### Instruction:
Starting from the line that contains "Write a web", copy every line exactly until the line that contains "const yGrid = [-40,-30,-20,-10];", which is also included.

### Items listed in a dataset:
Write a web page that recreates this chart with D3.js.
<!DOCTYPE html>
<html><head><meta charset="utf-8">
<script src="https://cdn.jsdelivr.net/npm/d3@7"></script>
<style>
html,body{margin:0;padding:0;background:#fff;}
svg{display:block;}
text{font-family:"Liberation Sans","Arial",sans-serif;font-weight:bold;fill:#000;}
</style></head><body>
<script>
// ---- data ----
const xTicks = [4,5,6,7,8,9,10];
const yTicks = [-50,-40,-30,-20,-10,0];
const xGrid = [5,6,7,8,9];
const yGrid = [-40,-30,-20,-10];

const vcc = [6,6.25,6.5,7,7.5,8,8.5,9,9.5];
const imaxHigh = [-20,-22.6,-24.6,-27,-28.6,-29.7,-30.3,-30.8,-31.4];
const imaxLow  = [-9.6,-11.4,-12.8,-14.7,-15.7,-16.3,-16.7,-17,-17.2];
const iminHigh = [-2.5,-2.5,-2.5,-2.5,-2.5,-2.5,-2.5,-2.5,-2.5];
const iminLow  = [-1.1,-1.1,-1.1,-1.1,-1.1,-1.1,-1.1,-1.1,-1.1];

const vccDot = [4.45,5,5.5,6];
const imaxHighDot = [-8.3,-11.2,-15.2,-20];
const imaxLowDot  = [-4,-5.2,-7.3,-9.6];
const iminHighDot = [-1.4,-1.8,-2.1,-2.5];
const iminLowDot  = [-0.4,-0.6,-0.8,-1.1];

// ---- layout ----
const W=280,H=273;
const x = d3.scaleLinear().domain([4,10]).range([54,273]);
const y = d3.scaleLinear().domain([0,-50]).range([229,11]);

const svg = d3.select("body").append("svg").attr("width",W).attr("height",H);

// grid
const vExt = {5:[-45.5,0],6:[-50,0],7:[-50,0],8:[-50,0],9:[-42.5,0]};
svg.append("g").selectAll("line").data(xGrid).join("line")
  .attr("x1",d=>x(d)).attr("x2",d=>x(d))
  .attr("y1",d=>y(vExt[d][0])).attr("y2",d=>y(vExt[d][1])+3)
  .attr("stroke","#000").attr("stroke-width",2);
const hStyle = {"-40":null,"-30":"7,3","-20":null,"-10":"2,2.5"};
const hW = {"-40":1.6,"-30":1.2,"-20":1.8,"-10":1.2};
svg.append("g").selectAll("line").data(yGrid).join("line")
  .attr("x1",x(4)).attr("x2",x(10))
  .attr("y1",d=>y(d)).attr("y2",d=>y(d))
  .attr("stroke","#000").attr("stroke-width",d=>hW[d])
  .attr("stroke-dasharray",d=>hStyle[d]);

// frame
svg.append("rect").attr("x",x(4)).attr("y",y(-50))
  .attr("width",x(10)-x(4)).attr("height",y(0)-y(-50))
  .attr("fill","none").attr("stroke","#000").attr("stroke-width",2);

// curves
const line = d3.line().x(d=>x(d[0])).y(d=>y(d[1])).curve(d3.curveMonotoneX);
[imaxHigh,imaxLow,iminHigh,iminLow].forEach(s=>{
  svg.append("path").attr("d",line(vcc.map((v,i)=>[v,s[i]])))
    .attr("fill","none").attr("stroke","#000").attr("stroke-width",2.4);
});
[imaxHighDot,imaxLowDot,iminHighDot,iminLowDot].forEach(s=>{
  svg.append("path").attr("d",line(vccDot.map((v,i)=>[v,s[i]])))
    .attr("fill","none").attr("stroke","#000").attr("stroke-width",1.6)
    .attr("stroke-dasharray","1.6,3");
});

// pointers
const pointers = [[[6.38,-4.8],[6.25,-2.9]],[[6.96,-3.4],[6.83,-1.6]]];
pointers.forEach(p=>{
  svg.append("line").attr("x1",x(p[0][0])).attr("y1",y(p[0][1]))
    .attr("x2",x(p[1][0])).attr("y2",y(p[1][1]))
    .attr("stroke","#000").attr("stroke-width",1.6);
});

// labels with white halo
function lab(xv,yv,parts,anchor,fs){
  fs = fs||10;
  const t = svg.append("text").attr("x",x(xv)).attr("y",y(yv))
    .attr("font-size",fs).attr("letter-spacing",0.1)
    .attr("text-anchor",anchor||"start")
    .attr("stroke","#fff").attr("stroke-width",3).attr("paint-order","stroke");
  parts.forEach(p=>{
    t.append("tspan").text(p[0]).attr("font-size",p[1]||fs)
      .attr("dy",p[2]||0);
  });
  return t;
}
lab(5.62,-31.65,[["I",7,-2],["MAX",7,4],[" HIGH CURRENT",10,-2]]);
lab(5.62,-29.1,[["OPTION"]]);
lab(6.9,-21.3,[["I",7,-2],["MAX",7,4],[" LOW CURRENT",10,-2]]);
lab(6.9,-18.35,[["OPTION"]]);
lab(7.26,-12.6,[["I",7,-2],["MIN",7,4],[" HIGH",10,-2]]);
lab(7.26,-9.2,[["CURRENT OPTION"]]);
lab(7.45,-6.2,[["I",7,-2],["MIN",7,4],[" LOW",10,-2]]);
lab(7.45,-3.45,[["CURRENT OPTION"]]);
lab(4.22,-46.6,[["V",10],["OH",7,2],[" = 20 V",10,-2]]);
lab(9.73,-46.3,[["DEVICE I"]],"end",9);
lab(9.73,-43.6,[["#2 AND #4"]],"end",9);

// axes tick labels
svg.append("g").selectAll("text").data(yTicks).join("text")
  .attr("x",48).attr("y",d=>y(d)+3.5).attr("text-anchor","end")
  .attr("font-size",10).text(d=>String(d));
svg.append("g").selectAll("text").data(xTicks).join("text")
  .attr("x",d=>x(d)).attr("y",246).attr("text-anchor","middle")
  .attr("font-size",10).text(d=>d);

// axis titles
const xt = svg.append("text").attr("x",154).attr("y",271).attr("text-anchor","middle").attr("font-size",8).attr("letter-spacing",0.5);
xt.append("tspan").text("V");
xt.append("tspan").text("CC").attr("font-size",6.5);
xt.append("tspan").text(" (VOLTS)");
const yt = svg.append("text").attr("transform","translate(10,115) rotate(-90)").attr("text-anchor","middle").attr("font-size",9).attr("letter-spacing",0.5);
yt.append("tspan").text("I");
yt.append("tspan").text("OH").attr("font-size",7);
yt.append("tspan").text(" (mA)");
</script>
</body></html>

==

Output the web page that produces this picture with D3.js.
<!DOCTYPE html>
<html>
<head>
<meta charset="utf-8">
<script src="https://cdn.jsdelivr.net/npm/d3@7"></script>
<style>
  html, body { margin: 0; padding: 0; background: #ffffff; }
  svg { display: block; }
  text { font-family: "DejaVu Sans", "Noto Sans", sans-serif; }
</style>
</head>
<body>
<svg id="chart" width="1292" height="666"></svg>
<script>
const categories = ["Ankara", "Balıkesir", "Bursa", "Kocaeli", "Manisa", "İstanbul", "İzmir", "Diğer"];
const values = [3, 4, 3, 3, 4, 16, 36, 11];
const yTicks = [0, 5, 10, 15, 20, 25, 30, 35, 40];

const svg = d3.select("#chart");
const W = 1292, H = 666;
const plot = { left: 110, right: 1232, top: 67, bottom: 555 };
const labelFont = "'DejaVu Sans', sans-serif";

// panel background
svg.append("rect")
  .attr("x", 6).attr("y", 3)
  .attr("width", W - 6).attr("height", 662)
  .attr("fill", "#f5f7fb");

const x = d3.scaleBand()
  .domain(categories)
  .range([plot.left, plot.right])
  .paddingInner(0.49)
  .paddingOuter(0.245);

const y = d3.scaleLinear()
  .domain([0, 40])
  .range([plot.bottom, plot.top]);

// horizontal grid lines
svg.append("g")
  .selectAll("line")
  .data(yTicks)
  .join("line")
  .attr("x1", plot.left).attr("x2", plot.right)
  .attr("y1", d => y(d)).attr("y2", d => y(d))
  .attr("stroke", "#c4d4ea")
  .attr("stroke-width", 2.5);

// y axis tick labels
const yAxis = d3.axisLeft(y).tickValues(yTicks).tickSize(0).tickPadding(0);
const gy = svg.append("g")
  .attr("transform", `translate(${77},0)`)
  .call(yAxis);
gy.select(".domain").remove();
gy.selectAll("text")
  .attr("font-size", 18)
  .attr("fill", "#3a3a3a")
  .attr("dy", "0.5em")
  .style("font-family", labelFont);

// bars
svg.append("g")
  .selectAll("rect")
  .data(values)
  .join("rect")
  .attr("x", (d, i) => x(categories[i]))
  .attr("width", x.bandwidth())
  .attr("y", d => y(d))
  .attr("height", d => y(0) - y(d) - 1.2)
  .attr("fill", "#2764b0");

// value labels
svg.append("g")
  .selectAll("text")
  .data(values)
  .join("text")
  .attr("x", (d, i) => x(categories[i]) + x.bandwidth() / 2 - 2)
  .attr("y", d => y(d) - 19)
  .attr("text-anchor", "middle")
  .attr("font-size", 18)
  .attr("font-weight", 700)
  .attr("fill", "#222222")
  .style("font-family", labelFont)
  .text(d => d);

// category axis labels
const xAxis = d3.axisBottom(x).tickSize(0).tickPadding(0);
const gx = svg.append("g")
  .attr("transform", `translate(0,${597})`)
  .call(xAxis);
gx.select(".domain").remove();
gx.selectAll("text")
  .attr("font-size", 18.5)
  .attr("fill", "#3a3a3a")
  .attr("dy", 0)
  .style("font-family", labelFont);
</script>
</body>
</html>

### Answer to this task:
Write a web page that recreates this chart with D3.js.
<!DOCTYPE html>
<html><head><meta charset="utf-8">
<script src="https://cdn.jsdelivr.net/npm/d3@7"></script>
<style>
html,body{margin:0;padding:0;background:#fff;}
svg{display:block;}
text{font-family:"Liberation Sans","Arial",sans-serif;font-weight:bold;fill:#000;}
</style></head><body>
<script>
// ---- data ----
const xTicks = [4,5,6,7,8,9,10];
const yTicks = [-50,-40,-30,-20,-10,0];
const xGrid = [5,6,7,8,9];
const yGrid = [-40,-30,-20,-10];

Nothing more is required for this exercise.